Shawn Kaleta of Beach-to-Bay Construction in Holmes Beach wants to set the record straight about his projects in Holmes Beach, and his involvement with 60 N. Shore Drive in Anna Maria.
He’s concerned that Anna Maria city commissioners enacted a moratorium at their Feb. 24 meeting on construction of new single-family residences over fears the three lots at 60 N. Shore Drive will be developed into multi-bedroom vacation rentals.
Kaleta said that is “absolutely not the case.”
Kaleta said he owns 10 percent of MEK Properties LLC, the company that bought the lots, and they are being marketed to people who plan to live in Anna Maria.

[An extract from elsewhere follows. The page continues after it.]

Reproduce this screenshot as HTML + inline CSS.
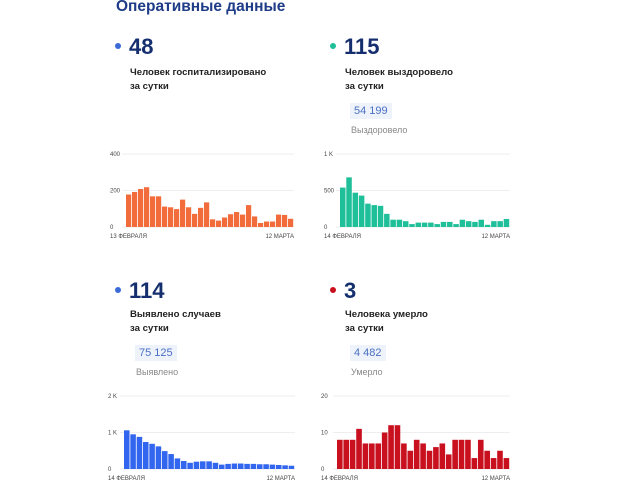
<!DOCTYPE html>
<html><head><meta charset="utf-8">
<style>
body{margin:0;width:640px;height:480px;background:#fff;font-family:"Liberation Sans","Noto Sans CJK SC",sans-serif;position:relative;overflow:hidden}
.a{position:absolute;white-space:nowrap}
.title{left:116px;top:-2px;font-size:15.5px;font-weight:bold;color:#1f3c88}
.num{font-size:22px;font-weight:bold;color:#152f6e}
.dot{width:6px;height:6px;border-radius:50%}
.lbl{font-size:9.6px;font-weight:bold;color:#222;line-height:14px}
.badge{font-size:11px;color:#4a6fc4;background:#eef3fb;padding:2px 4px}
.sub{font-size:9px;color:#888}
svg{position:absolute;left:0;top:0}
</style></head><body>
<div class="a title">Оперативные данные</div>

<div class="a dot" style="left:115px;top:43px;background:#3b6ad8"></div>
<div class="a num" style="left:129px;top:34px">48</div>
<div class="a lbl" style="left:130px;top:66px">Человек госпитализировано<br>за сутки</div>

<div class="a dot" style="left:330px;top:43px;background:#1fbf9a"></div>
<div class="a num" style="left:344px;top:34px">115</div>
<div class="a lbl" style="left:345px;top:66px">Человек выздоровело<br>за сутки</div>
<div class="a badge" style="left:350px;top:103px">54 199</div>
<div class="a sub" style="left:351px;top:125px">Выздоровело</div>

<div class="a dot" style="left:115px;top:287px;background:#3b6ad8"></div>
<div class="a num" style="left:129px;top:278px">114</div>
<div class="a lbl" style="left:130px;top:308px">Выявлено случаев<br>за сутки</div>
<div class="a badge" style="left:135px;top:345px">75 125</div>
<div class="a sub" style="left:136px;top:367px">Выявлено</div>

<div class="a dot" style="left:330px;top:287px;background:#c8101e"></div>
<div class="a num" style="left:344px;top:278px">3</div>
<div class="a lbl" style="left:345px;top:308px">Человека умерло<br>за сутки</div>
<div class="a badge" style="left:350px;top:345px">4 482</div>
<div class="a sub" style="left:351px;top:367px">Умерло</div>

<svg id="s" width="640" height="480"></svg>
<script>
const hospValues=[178,192,208,218,168,168,112,108,98,150,108,72,105,135,42,35,52,70,82,68,120,58,22,30,30,68,66,45];
const hospTicks=[0,200,400];const hospTickLabels=["0","200","400"];
const recValues=[540,680,470,430,320,300,290,180,100,100,80,40,60,60,60,40,70,70,40,100,80,70,100,30,80,80,110];
const recTicks=[0,500,1000];const recTickLabels=["0","500","1 K"];
const caseValues=[1060,950,880,740,690,620,490,410,290,220,170,200,210,210,170,120,140,150,150,140,140,130,130,120,110,100,90];
const caseTicks=[0,1000,2000];const caseTickLabels=["0","1 K","2 K"];
const deathValues=[8,8,8,11,7,7,7,10,12,12,7,5,8,7,5,6,7,4,8,8,8,3,8,5,3,5,3];
const deathTicks=[0,10,20];const deathTickLabels=["0","10","20"];
const s=document.getElementById('s');const NS='http://www.w3.org/2000/svg';
function mk(t,a){const e=document.createElementNS(NS,t);for(const k in a)e.setAttribute(k,a[k]);s.appendChild(e);return e;}
function chart(name,vals,ticks,tl,max,color,x0,x1,y0,yTop,startLbl){
  const ys=v=>y0-(v/max)*(y0-yTop);
  ticks.forEach((t,i)=>{
    const l=mk('line',{x1:x0-4,x2:x1,y1:ys(t),y2:ys(t),stroke:'#eee','stroke-width':1});
    
    const tx=mk('text',{x:x0-16,y:ys(t)+2,'font-size':6,fill:'#444'});tx.textContent=tl[i];
    
  });
  const w=(x1-x0)/vals.length;
  vals.forEach((v,i)=>{
    const r=mk('rect',{x:x0+i*w,y:ys(v),width:w-0.8,height:y0-ys(v),fill:color});
    
  });
  const a=mk('text',{x:x0-16,y:y0+11,'font-size':6,fill:'#444'});a.textContent=startLbl;
  
  const b=mk('text',{x:x1,y:y0+11,'font-size':6,fill:'#444','text-anchor':'end'});b.textContent='12 МАРТА';
  
}
chart('hospitalized-chart',hospValues,hospTicks,hospTickLabels,400,'#f26b3a',126,294,227,154,'13 ФЕВРАЛЯ');
chart('recovered-chart',recValues,recTicks,recTickLabels,1000,'#1fbf9a',340,510,227,154,'14 ФЕВРАЛЯ');
chart('cases-chart',caseValues,caseTicks,caseTickLabels,2000,'#3366ee',124,295,469,396,'14 ФЕВРАЛЯ');
chart('deaths-chart',deathValues,deathTicks,deathTickLabels,20,'#c8101e',337,510,469,396,'14 ФЕВРАЛЯ');
</script>
</body></html>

“We’ve already sold one lot to a couple from Tampa who are retiring here. The real estate agent told us the owner has no plans for a rental, but wants to retire in peace and quiet, ” said Kaleta.
The remaining two lots are being sold for single-family homes, Kaleta said, adding it’s “absolutely untrue” that his company is planning houses in Anna Maria that can be turned into vacation rentals accommodating several families or large groups of people at one time.
“I know some people in Anna Maria don’t believe me, but I live in Anna Maria and I love the old Florida atmosphere. I will do what I can to preserve that,” he said.
Considering the current economic climate, Kaleta said, now is “not the time for a building moratorium.”
He noted that no Anna Maria commissioners contacted him about the plans for North Shore Drive. He assumes they made assumptions based on rumor, not fact.
Kaleta said he’s only done three construction projects in Anna Maria the past few years and he is not involved in any way in the project at 207 Palm Ave.
It’s just another assumption some people have made about him and his company without meeting or talking with him, he said.
“I wish people would call me. I’m part of the community. I want to help the community center and the city. My family bought the old Moss cottage on Willow Avenue and we are going to preserve it, not demolish it.
“We could build a new house or develop multiple homes there, but we’re not. We want to keep Anna Maria as much old Florida as possible, given the restraints (Federal Emergency Management Agency) has in place.”
Some Holmes Beach residents publicly chastised him at a commission meeting last year for construction of multi-bedroom duplexes.
But, Kaleta says, since that happened, he has tried to explain his company only built what the owners wanted and what was allowed by city code.
It’s not up to him to judge what the owners intend to do with their structure when they hire him to build, he said.
He said more than 90 percent of homes his company built in 2011 — some 40 projects — were four bedrooms or less.
“It’s what the owners wanted. If I didn’t build it, someone else would. It’s the city codes that determine if what they wanted could be built.”
Any complaints about loud parties and multiple people at a vacation rental should be directed to the owner or rental agent, not the contractor, he said.
He has partnered on some ventures with Steve Hanson, who markets vacation properties, but he is not presently working with Hanson.
Hanson owns Modus Operandi Construction LLC, which is building a residence in Anna Maria.
Kaleta invites people to call him at Beach-to-Bay Construction about his projects and properties.
He says he is not responsible for the construction style of a residence, the number of bedrooms permitted in any Holmes Beach or Anna Maria residential construction, or the rental of vacation properties. Those are city issues.
Kaleta says he builds projects to suit the owner, and the market is driving the changes on Anna Maria Island, not the builders.